- 36°51′45″N 36°09′18.8″E﻿ / ﻿36.86250°N 36.155222°E
- Type: settlement, fortifications, harbor
- Cultures: Early Islamic, Middle Byzantine
- Location: Kinet Höyük, Hatay Province, Turkey
- Region: Plan of Issus, Cilicia

History
- Built: 8th century
- Abandoned: 12th century
- Event: Arab–Byzantine wars

Site notes
- Archaeologists: Asa Eger

= Hisn al-Tinat =

Medieval site in Hatay, Turkey

Ḥiṣn al-Tīnāt (حصن التينات) was an Early Islamic to Middle Byzantine frontier settlement located on the eastern Cilician coastal plain. It is identified with the archaeological site known as the Tüpraş Field, near Kinet Höyük, in the Hatay Province of modern Turkey. The site was active roughly from the mid-8th century to the early 12th century CE, when it functioned as a settlement with a fortified core within the Islamic–Byzantine frontier. During this period, it linked inland Anatolia with Syria and the maritime network of the eastern Mediterranean. It also served as a coastal port specializing in the export of timber.

== Geography and location ==
Hisn al-Tinat was located on the southern Plain of Issos, a narrow coastal strip between the Amanus Mountains and the Bay of İskenderun in southeastern Anatolia. The region formed a transport corridor between Anatolia (via the Cilician Gates) and Syria (via the Syrian Gates and the Amuq Plain). In the Middle Ages, this area was part of the Islamic–Byzantine frontier, or al-thughūr. The climate, which is among the most humid in Turkey, allowed for the growth of forests in the Amanus Mountains, turning the area into a major timber-producing zone from ancient to medieval times.

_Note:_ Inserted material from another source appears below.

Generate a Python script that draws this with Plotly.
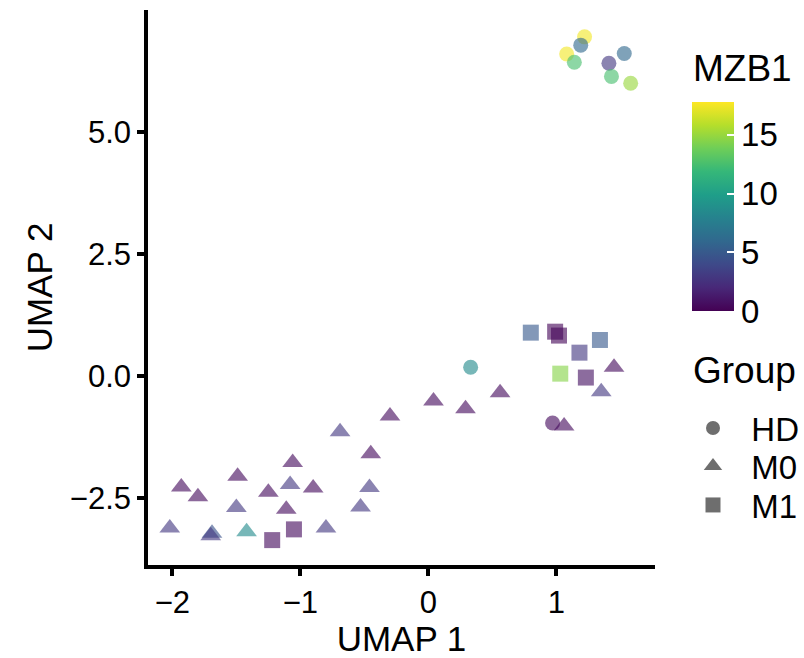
import plotly.graph_objects as go

# ---- data ----
hd_x = [1.22, 1.19, 1.08, 1.14, 1.41, 1.53, 1.43, 1.58, 0.33, 0.97]
hd_y = [6.95, 6.78, 6.60, 6.43, 6.41, 6.61, 6.14, 6.00, 0.18, -0.96]
hd_c = [17.5, 6.0, 17.5, 12.5, 3.0, 6.0, 12.5, 15.0, 8.5, 0.5]

m0_x = [1.45, 1.35, 0.56, 0.29, 0.04, -0.30, -0.69, 1.06, -0.45, -0.46, -0.53, -1.06, -1.49,
        -1.93, -1.80, -1.25, -1.08, -0.90, -1.50, -1.11, -2.02, -1.69, -1.70, -1.42, -0.80]
m0_y = [0.18, -0.32, -0.34, -0.67, -0.51, -0.82, -1.14, -1.02, -1.59, -2.28, -2.68, -1.77, -2.05,
        -2.27, -2.47, -2.38, -2.22, -2.29, -2.69, -2.73, -3.11, -3.22, -3.27, -3.19, -3.11]
m0_c = [0.5, 3.0, 0.5, 0.5, 0.5, 0.5, 3.0, 0.5, 0.5, 3.0, 3.0, 0.5, 0.5,
        0.5, 0.5, 0.5, 3.0, 0.5, 3.0, 0.5, 3.0, 4.5, 3.0, 8.5, 3.0]

m1_x = [0.80, 0.99, 1.02, 1.34, 1.18, 1.03, 1.23, -1.22, -1.05]
m1_y = [0.89, 0.91, 0.83, 0.74, 0.48, 0.05, -0.03, -3.36, -3.14]
m1_c = [5.0, 0.3, 0.3, 5.0, 3.0, 14.5, 0.8, 0.5, 0.5]

groups = ["HD", "M0", "M1"]
symbols = ["circle", "triangle-up", "square"]
sizes = [15, 18, 16]
key_sizes = [14, 16, 15]

x_ticks = [-2, -1, 0, 1]
y_ticks = [-2.5, 0.0, 2.5, 5.0]
cbar_ticks = [0, 5, 10, 15]
cmin, cmax = 0, 17.8

FONT = "Liberation Sans, Arial, sans-serif"
L, R, T, B = 148, 149, 10, 93
PW, PH = 804 - L - R, 658 - T - B


def px_x(px):
    return (px - L) / PW


def px_y(py):
    return (658 - B - py) / PH


fig = go.Figure()
data = [(hd_x, hd_y, hd_c), (m0_x, m0_y, m0_c), (m1_x, m1_y, m1_c)]
for i, ((xs, ys, cs), g, sym, sz) in enumerate(zip(data, groups, symbols, sizes)):
    fig.add_trace(go.Scatter(
        x=xs, y=ys, mode="markers", showlegend=False, name=g,
        marker=dict(symbol=sym, size=sz, color=cs, colorscale="Viridis",
                    cmin=cmin, cmax=cmax, opacity=0.62, line=dict(width=0),
                    showscale=(i == 0),
                    colorbar=dict(
                        thickness=42, thicknessmode="pixels",
                        len=209, lenmode="pixels",
                        x=px_x(692), xanchor="left", xref="paper", xpad=0,
                        y=px_y(311), yanchor="bottom", ypad=0,
                        outlinewidth=0,
                        tickvals=cbar_ticks, ticks="inside", ticklen=7,
                        tickcolor="white", tickwidth=1.5,
                        tickfont=dict(size=33, family=FONT, color="black"),
                    ) if i == 0 else None),
    ))

# legend-only keys, one legend per key so spacing matches the reference
legend_names = ["legend", "legend2", "legend3"]
key_centers = [428, 466, 505]
for g, sym, ks, ln in zip(groups, symbols, key_sizes, legend_names):
    fig.add_trace(go.Scatter(
        x=[None], y=[None], mode="markers", name="\u00a0\u00a0" + g,
        showlegend=True, legend=ln,
        marker=dict(symbol=sym, size=ks, color="#6e6e6e", line=dict(width=0)),
    ))

legend_common = dict(font=dict(size=33, family=FONT, color="black"),
                     xanchor="left", yanchor="middle", itemsizing="trace",
                     bgcolor="rgba(0,0,0,0)")
layout_legends = {}
for ln, cy in zip(legend_names, key_centers):
    layout_legends[ln] = dict(x=px_x(693), y=px_y(cy), **legend_common)

fig.update_layout(
    width=804, height=658,
    margin=dict(l=L, r=R, t=T, b=B, autoexpand=False),
    paper_bgcolor="white", plot_bgcolor="white",
    font=dict(family=FONT, color="black"),
    xaxis=dict(
        range=[-2.19, 1.77], tickvals=x_ticks, showgrid=False, zeroline=False,
        showline=True, linecolor="black", linewidth=3.5,
        ticks="outside", ticklen=7, tickwidth=3.5, tickcolor="black",
        tickfont=dict(size=31, family=FONT, color="black"),
        title=dict(text="UMAP 1", font=dict(size=35, family=FONT, color="black"), standoff=4),
    ),
    yaxis=dict(
        range=[-3.87, 7.5], tickvals=y_ticks, tickformat=".1f", showgrid=False, zeroline=False,
        showline=True, linecolor="black", linewidth=3.5,
        ticks="outside", ticklen=7, tickwidth=3.5, tickcolor="black",
        tickfont=dict(size=31, family=FONT, color="black"),
        title=dict(text="UMAP 2", font=dict(size=35, family=FONT, color="black"), standoff=8),
    ),
    annotations=[
        dict(text="MZB1", xref="paper", yref="paper", x=px_x(691), y=px_y(68.5),
             xanchor="left", yanchor="middle", showarrow=False,
             font=dict(size=37, family=FONT, color="black")),
        dict(text="Group", xref="paper", yref="paper", x=px_x(691), y=px_y(370),
             xanchor="left", yanchor="middle", showarrow=False,
             font=dict(size=37, family=FONT, color="black")),
    ],
    **layout_legends,
)

fig.write_html("out.html")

The site lies near the mouths of several short rivers descending from the Amanus, creating marshes, lagoons, and the environment suitable for building ports and exporting timber. During the period in question, the coastline lay several hundred meters inland of the modern shore, allowing to anchor ships at the site.

== History and archaeology ==
Hisn al-Tinat seems to have been a de novo Early Islamic foundation, not built atop a Roman or Byzantine city. That is considered unusual for frontier sites in Cilicia and the western thughūr. During the Roman period, Issus was instead located south of Kinet Höyük, near the bridge complex of Kırık Köprü. In the early Islamic period, the settlement moved northward in response to the migration of rivers, expansion of marshes, and other changes in the environment that took place in the Late Roman era.

Excavations point to multiple occupation phases. The earliest (Phase IV) dates from the early Islamic period, in the mid-8th century to the mid-10th century. Remains from this period include substantial fortification walls, domestic buildings, storage areas, and port activity, including timber remains, waterfront deposits, and amphorae.

The site was taken by the Byzantine Empire sometime after 969, during its reconquest of Cilicia and Antioch. The site's next phase (Phase III) dates from the 10th to the 11th century CE. It is a transitional, early Islamic/Middle Byzantine phase, with internal rebuilding and mixed material culture. The latest era (Phases II-I) dates from the 11th to the early 12th century CE. This is a well-defined Middle Byzantine fortified enclosure (ca. 25x25 meters) with towers and buttresses, later destroyed by fire.

Smaller findings from the site include Early Islamic glazed wares, Abbasid-period imports from Syria, Iraq and Egypt, brittleware cooking pots, coins, iron tools, and evidence for fishing, animal husbandry, and timber processing.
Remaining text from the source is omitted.